# Brentwood TN Group rides



## rdracer1 (May 26, 2005)

Hey, does any one know of any fast group rides in the Brentowood area, or of any websites that may have the info? I am new to the are and need to keep the legs ticking at a fast pace. Thanks alot.


----------



## shivers (Aug 7, 2005)

Check with the folks at Allanti Cycles in Brentwood. I think they coordinate group rides fairly regularly.


----------



## West End Rail NJ (Apr 28, 2005)

*Harpeth Bike Club Rides*

Check their web site: http://www.harpethbikeclub.com/Home
There is a Sunday night ride from Crocket Park and a Tuesday night ride in Franklin.


----------



## Fredke (Dec 10, 2004)

rdracer1 said:


> Hey, does any one know of any fast group rides in the Brentowood area, or of any websites that may have the info? I am new to the are and need to keep the legs ticking at a fast pace. Thanks alot.
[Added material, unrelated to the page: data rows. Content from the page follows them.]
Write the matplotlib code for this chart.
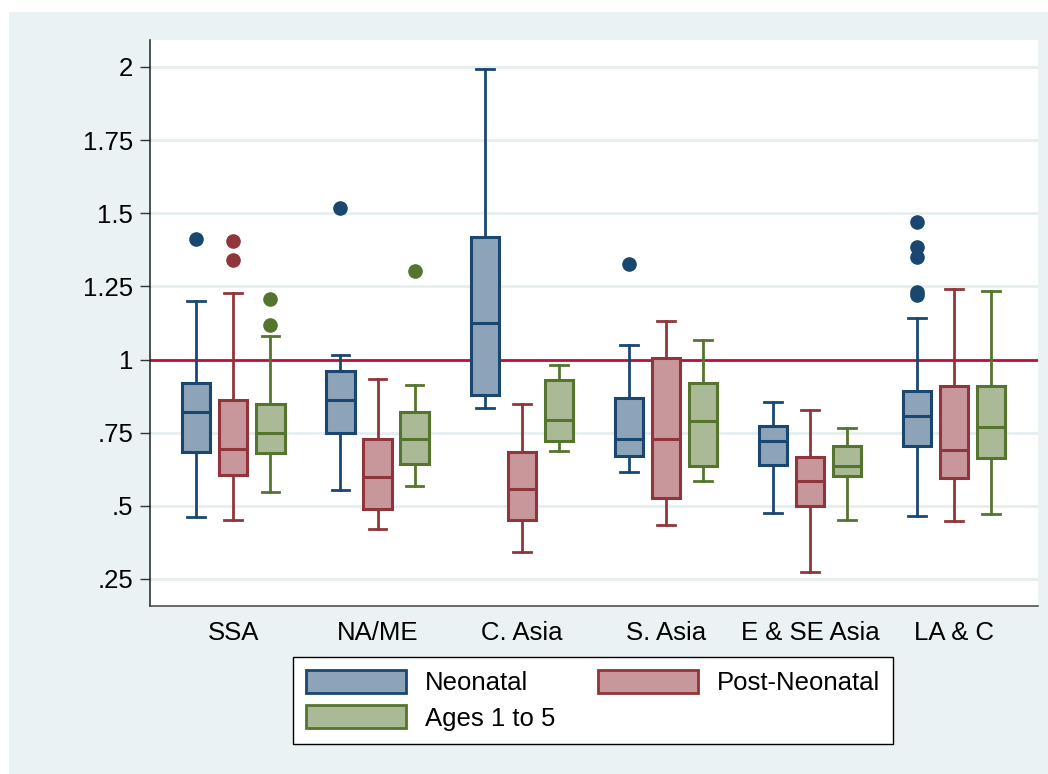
import matplotlib.pyplot as plt
from matplotlib.patches import Patch, Rectangle

regions = ['SSA', 'NA/ME', 'C. Asia', 'S. Asia', 'E & SE Asia', 'LA & C']
series = ['Neonatal', 'Post-Neonatal', 'Ages 1 to 5']

# box stats: lower whisker, q1, median, q3, upper whisker
neo_lo = [0.461, 0.553, 0.833, 0.615, 0.477, 0.466]
neo_q1 = [0.685, 0.750, 0.878, 0.670, 0.638, 0.703]
neo_med = [0.820, 0.862, 1.124, 0.730, 0.723, 0.807]
neo_q3 = [0.921, 0.962, 1.420, 0.868, 0.773, 0.894]
neo_hi = [1.200, 1.015, 1.993, 1.048, 0.855, 1.142]
neo_out = [[1.412], [1.518], [], [1.326], [], [1.471, 1.385, 1.349, 1.232, 1.220]]

post_lo = [0.452, 0.420, 0.343, 0.434, 0.275, 0.448]
post_q1 = [0.607, 0.490, 0.450, 0.526, 0.500, 0.595]
post_med = [0.693, 0.597, 0.557, 0.729, 0.586, 0.690]
post_q3 = [0.863, 0.730, 0.683, 1.005, 0.668, 0.910]
post_hi = [1.226, 0.935, 0.848, 1.133, 0.827, 1.242]
post_out = [[1.406, 1.339], [], [], [], [], []]

age_lo = [0.546, 0.567, 0.687, 0.584, 0.451, 0.471]
age_q1 = [0.682, 0.642, 0.723, 0.637, 0.601, 0.665]
age_med = [0.749, 0.729, 0.794, 0.789, 0.635, 0.770]
age_q3 = [0.849, 0.820, 0.930, 0.920, 0.704, 0.910]
age_hi = [1.082, 0.913, 0.980, 1.068, 0.766, 1.235]
age_out = [[1.206, 1.118], [1.304], [], [], [], []]

yticks = [2, 1.75, 1.5, 1.25, 1, 0.75, 0.5, 0.25]
ylabels = ['2', '1.75', '1.5', '1.25', '1', '.75', '.5', '.25']

lines = ['#1a476f', '#90353b', '#55752f']
fills = ['#8da3b7', '#c8979b', '#aaba97']
bg = '#eaf2f3'

plt.rcParams['font.family'] = ['Liberation Sans', 'DejaVu Sans']

fig = plt.figure(figsize=(10.48, 7.74), dpi=100, facecolor='white')
fig.patches.append(Rectangle((9 / 1048, 0), 1, 1 - 12 / 774, transform=fig.transFigure,
                             facecolor=bg, edgecolor='none', zorder=-10))
ax = fig.add_axes([150 / 1048, 1 - 606 / 774, 888 / 1048, 566 / 774])
ax.set_facecolor('white')

def make_stats(lo, q1, med, q3, hi, out):
    return [dict(whislo=lo[i], q1=q1[i], med=med[i], q3=q3[i], whishi=hi[i], fliers=out[i])
            for i in range(len(lo))]

all_stats = [
    make_stats(neo_lo, neo_q1, neo_med, neo_q3, neo_hi, neo_out),
    make_stats(post_lo, post_q1, post_med, post_q3, post_hi, post_out),
    make_stats(age_lo, age_q1, age_med, age_q3, age_hi, age_out),
]

offsets = [-0.257, 0, 0.257]
for k in range(3):
    pos = [i + offsets[k] for i in range(len(regions))]
    ax.bxp(all_stats[k], positions=pos, widths=0.196, capwidths=0.123,
           patch_artist=True, manage_ticks=False,
           boxprops=dict(facecolor=fills[k], edgecolor=lines[k], linewidth=2.2),
           medianprops=dict(color=lines[k], linewidth=2.2),
           whiskerprops=dict(color=lines[k], linewidth=2.0),
           capprops=dict(color=lines[k], linewidth=2.0),
           flierprops=dict(marker='o', markersize=9.5, markerfacecolor=lines[k],
                           markeredgecolor=lines[k]),
           zorder=3)

ax.axhline(1, color='#c40c3c', linewidth=2, zorder=2)

ax.set_xlim(-0.578, 5.581)
ax.set_ylim(0.1577, 2.092)
ax.set_yticks(yticks)
ax.set_yticklabels(ylabels)
ax.set_xticks(range(len(regions)))
ax.set_xticklabels(regions)
ax.yaxis.grid(True, color='#e6eef0', linewidth=2)
ax.set_axisbelow(True)
ax.tick_params(axis='y', length=7, width=1, pad=5, labelsize=18.5, color='#333333')
ax.tick_params(axis='x', length=0, pad=11, labelsize=18.5)
for s in ['top', 'right']:
    ax.spines[s].set_visible(False)
ax.spines['left'].set_color('#222222')
ax.spines['bottom'].set_color('#444444')
ax.spines['left'].set_linewidth(1.1)
ax.spines['bottom'].set_linewidth(1.1)

# column-first fill: Neonatal and Ages in the first column, Post-Neonatal in the second
order = [0, 2, 1]
handles = [Patch(facecolor=fills[k], edgecolor=lines[k], linewidth=2.0, label=series[k])
           for k in order]
leg = fig.legend(handles=handles, loc='upper center', ncol=2,
                 bbox_to_anchor=(593 / 1048, 1 - 657 / 774), fontsize=18.5,
                 frameon=True, fancybox=False, edgecolor='black', framealpha=1,
                 handlelength=3.9, handleheight=1.0, handletextpad=0.74,
                 columnspacing=1.63, borderpad=0.5, labelspacing=0.4,
                 borderaxespad=0)
leg.get_frame().set_linewidth(1)

fig.savefig('out.png', dpi=100)
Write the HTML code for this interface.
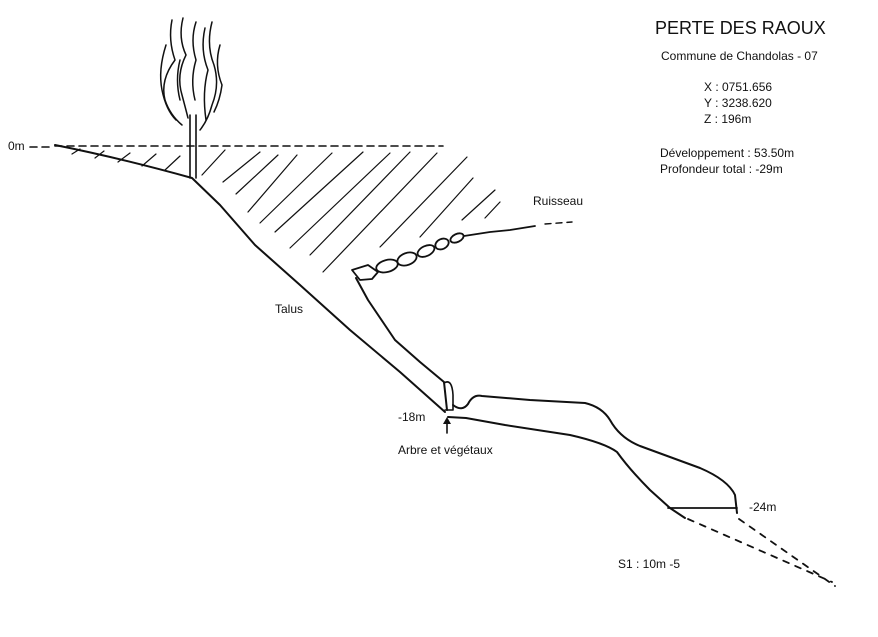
<!DOCTYPE html>
<html><head><meta charset="utf-8"><style>
html,body{margin:0;padding:0;background:#fff;}
svg{display:block;}
text{font-family:"Liberation Sans",sans-serif;fill:#111;}
</style></head><body>
<svg width="878" height="637" viewBox="0 0 878 637" xmlns="http://www.w3.org/2000/svg">
<rect width="878" height="637" fill="#fff"/>
<g fill="none" stroke="#111" stroke-linecap="round" stroke-linejoin="round">
<path d="M30 147 H50 M55 146 H443" stroke-width="1.6" stroke-dasharray="7,5"/>
<path d="M55 145 Q120 158 192 178 L220 205 L255 245 L300 285 L350 330 L400 372 L445 412" stroke-width="2"/>
<g stroke-width="1.2">
<path d="M72 154 L80 149 M95 158 L104 151 M118 162 L130 153 M142 166 L156 154 M165 170 L180 156"/>
<path d="M202 175 L225 150 M223 182 L260 152 M236 194 L278 155 M248 212 L297 155 M260 223 L332 153 M275 232 L363 152 M290 248 L390 153 M310 255 L410 152 M323 272 L437 153 M380 247 L467 157 M420 237 L473 178 M462 220 L495 190 M485 218 L500 202"/>
</g>
<path d="M190 115 L190 178 M196 115 L196 178" stroke-width="1.6"/>
<g stroke-width="1.5">
<path d="M172 20 Q168 40 175 60 Q160 80 165 100 Q170 115 182 125"/>
<path d="M166 45 Q158 70 162 90 Q166 110 176 120"/>
<path d="M183 18 Q178 38 186 55 Q176 75 182 95 Q186 110 188 118"/>
<path d="M196 22 Q190 40 196 60 Q190 80 195 100"/>
<path d="M205 28 Q200 50 208 70 Q202 92 206 120"/>
<path d="M212 22 Q206 45 214 65 Q220 85 212 105 Q208 120 200 130"/>
<path d="M220 45 Q214 65 222 85 Q220 100 214 112"/>
<path d="M180 60 Q175 80 180 100"/>
</g>
<g stroke-width="1.8">
<path d="M352 270 L368 265 L378 272 L372 279 L360 280 Z"/>
<ellipse cx="387" cy="266" rx="11" ry="6" transform="rotate(-15 387 266)"/>
<ellipse cx="407" cy="259" rx="10" ry="6" transform="rotate(-20 407 259)"/>
<ellipse cx="426" cy="251" rx="9" ry="5" transform="rotate(-25 426 251)"/>
<ellipse cx="442" cy="244" rx="7" ry="5" transform="rotate(-25 442 244)"/>
<ellipse cx="457" cy="238" rx="7" ry="4" transform="rotate(-25 457 238)"/>
<path d="M464 236 L490 232 L510 230 L535 226"/>
</g>
<path d="M545 224 L572 222" stroke-width="1.4" stroke-dasharray="6,5"/>
<path d="M356 278 L368 300 L395 340 L420 362 L444 382 L447 410" stroke-width="2"/>
<path d="M444 383 Q452 378 453 395 L453 410 L445 410" stroke-width="1.6"/>
<path d="M453 405 Q462 412 468 404 Q473 394 482 396 L530 400 L585 403 Q602 407 610 420 Q620 438 640 446 L700 468 Q728 480 735 495 L737 513" stroke-width="2"/>
<path d="M448 417 L466 418 L505 425 L570 435 Q605 443 617 452 Q630 470 650 490 L670 508 L685 518" stroke-width="2"/>
<path d="M668 508 H737" stroke-width="1.8"/>
<path d="M688 519 L832 582 M739 519 L835 586" stroke-width="1.8" stroke-dasharray="6,7"/>
<path d="M447 433 L447 423" stroke-width="1.6"/>
</g>
<path d="M443 424 L447 417 L451 424 Z" fill="#111"/>
<text x="655" y="34" font-size="18">PERTE DES RAOUX</text>
<text x="661" y="60" font-size="12">Commune de Chandolas - 07</text>
<text x="704" y="91" font-size="12">X : 0751.656</text>
<text x="704" y="107" font-size="12">Y : 3238.620</text>
<text x="704" y="123" font-size="12">Z : 196m</text>
<text x="660" y="157" font-size="12">Développement : 53.50m</text>
<text x="660" y="173" font-size="12">Profondeur total : -29m</text>
<text x="8" y="150" font-size="12">0m</text>
<text x="533" y="205" font-size="12">Ruisseau</text>
<text x="275" y="313" font-size="12">Talus</text>
<text x="398" y="421" font-size="12">-18m</text>
<text x="398" y="454" font-size="12">Arbre et végétaux</text>
<text x="749" y="511" font-size="12">-24m</text>
<text x="618" y="568" font-size="12">S1 : 10m -5</text>
</svg>
</body></html>
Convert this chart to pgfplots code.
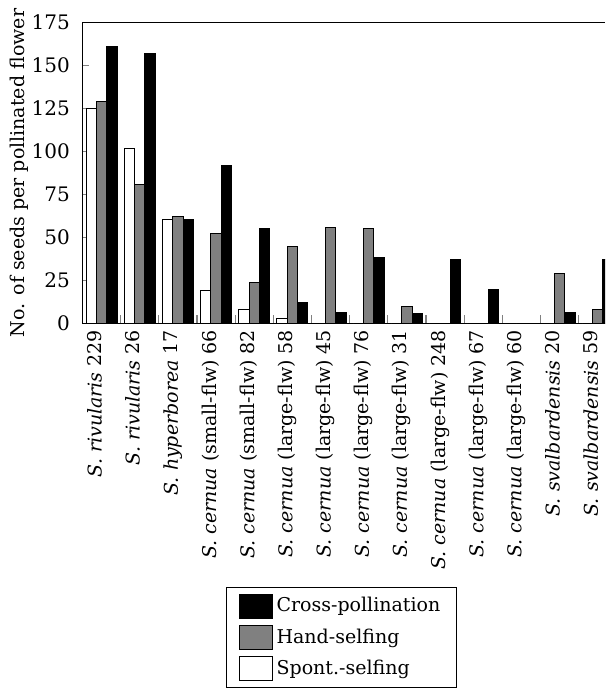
\documentclass[border=0pt]{standalone}
\usepackage{fontspec}
\setmainfont{DejaVu Serif}
\usepackage{pgfplots}
\pgfplotsset{compat=1.18}
\pgfplotsset{sw/.style={legend image code/.code={\draw[##1, line width=0.5pt] (0pt,-6pt) rectangle (16.5pt,6pt);}}}
\begin{document}
\fontsize{9.5}{11}\selectfont
\begin{tikzpicture}[font=\fontsize{9.5}{11}\selectfont]
\begin{axis}[
  name=ax,
  scale only axis, width=261.25pt, height=150.3pt,
  ybar, bar width=0.27,
  xmin=-0.5, xmax=13.19, ymin=0, ymax=175,
  axis x line=box, axis y line=left,
  axis line style={-, line width=0.7pt},
  xtick pos=left, ytick pos=left,
  tick align=inside,
  ytick={0,25,...,175},
  major tick length=3.5pt,
  xtick={0,...,13},
  minor xtick={0.5,1.5,...,12.5},
  minor tick length=4pt,
  major x tick style={draw=none},
  minor x tick style={line width=0.6pt},
  /pgf/number format/assume math mode=true,
  yticklabel style={xshift=-3pt, font=\fontsize{10}{12}\selectfont},
  xticklabel style={rotate=90, anchor=base east},
  xticklabels={
    {\textit{S. rivularis} 229},
    {\textit{S. rivularis} 26},
    {\textit{S. hyperborea} 17},
    {\textit{S. cernua} (small-flw) 66},
    {\textit{S. cernua} (small-flw) 82},
    {\textit{S. cernua} (large-flw) 58},
    {\textit{S. cernua} (large-flw) 45},
    {\textit{S. cernua} (large-flw) 76},
    {\textit{S. cernua} (large-flw) 31},
    {\textit{S. cernua} (large-flw) 248},
    {\textit{S. cernua} (large-flw) 67},
    {\textit{S. cernua} (large-flw) 60},
    {\textit{S. svalbardensis} 20},
    {\textit{S. svalbardensis} 59}},
  ylabel={No. of seeds per pollinated flower},
  ylabel shift=-5pt,
  reverse legend,
  legend cell align=left,
  legend style={at={(0.2746,-0.877)}, anchor=north west, draw=black,
    line width=0.6pt, row sep=3pt, inner xsep=6pt, inner ysep=3pt,
    font=\fontsize{9.5}{11}\selectfont},
]
\addplot[fill=white, draw=black, line width=0.5pt, bar shift=-0.27, sw] coordinates {
  (0,125) (1,102) (2,60.5) (3,19) (4,8) (5,3) (6,0) (7,0) (8,0) (9,0) (10,0) (11,0) (12,0) (13,0)};
\addlegendentry{Spont.-selfing}
\addplot[fill=black!50, draw=black, line width=0.5pt, bar shift=0, sw] coordinates {
  (0,129) (1,81) (2,62) (3,52) (4,24) (5,45) (6,56) (7,55) (8,10) (9,0) (10,0) (11,0) (12,29) (13,8)};
\addlegendentry{Hand-selfing}
\addplot[fill=black, draw=black, line width=0.5pt, bar shift=0.27, sw] coordinates {
  (0,161) (1,157) (2,60.5) (3,92) (4,55) (5,12) (6,6) (7,38.5) (8,5.5) (9,37) (10,19.5) (11,0) (12,6) (13,37)};
\addlegendentry{Cross-pollination}
\end{axis}
\pgfresetboundingbox
\path ([xshift=-41.25pt,yshift=11.35pt]ax.north west) rectangle ([yshift=-183.35pt]ax.south east);
\end{tikzpicture}
\end{document}
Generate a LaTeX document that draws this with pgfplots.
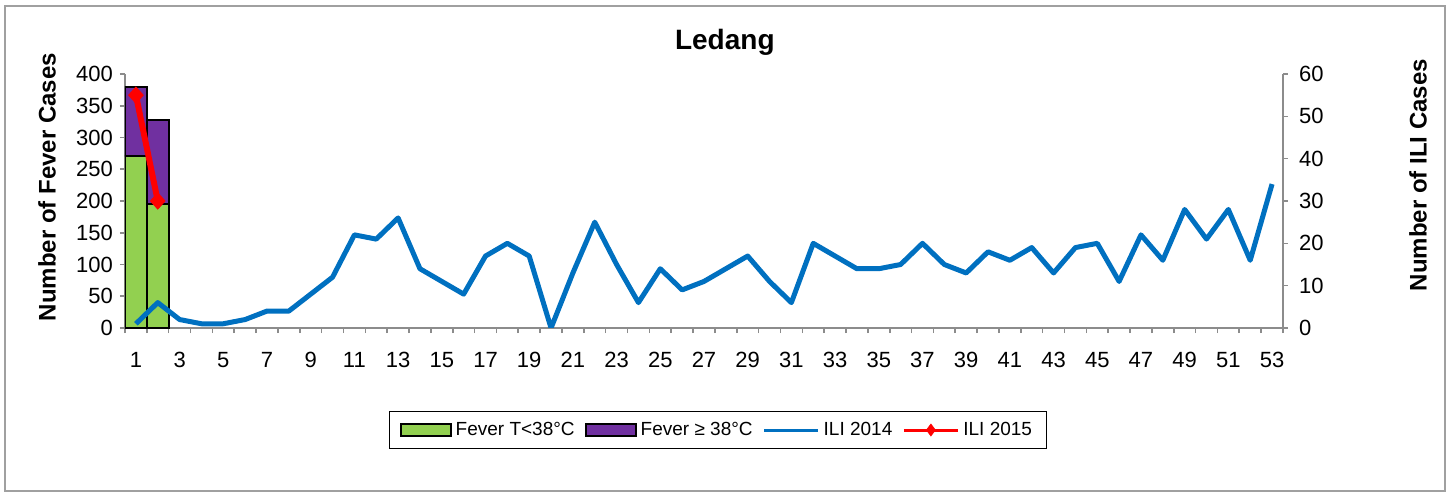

Check www.nashvillecyclist.com for a comprehensive list of races, training rides, recreational rides, etc. in Middle Tennessee.

As others have suggested, there's Allanti and Harpeth Bike Club, but there's a lot more going on in the area and Nashville Cyclist is the best single directory to local bike activity.


----------



## studiddy (Sep 27, 2005)

Good sites. Think I may hit percy warner tomorrow for the ride at 6.


----------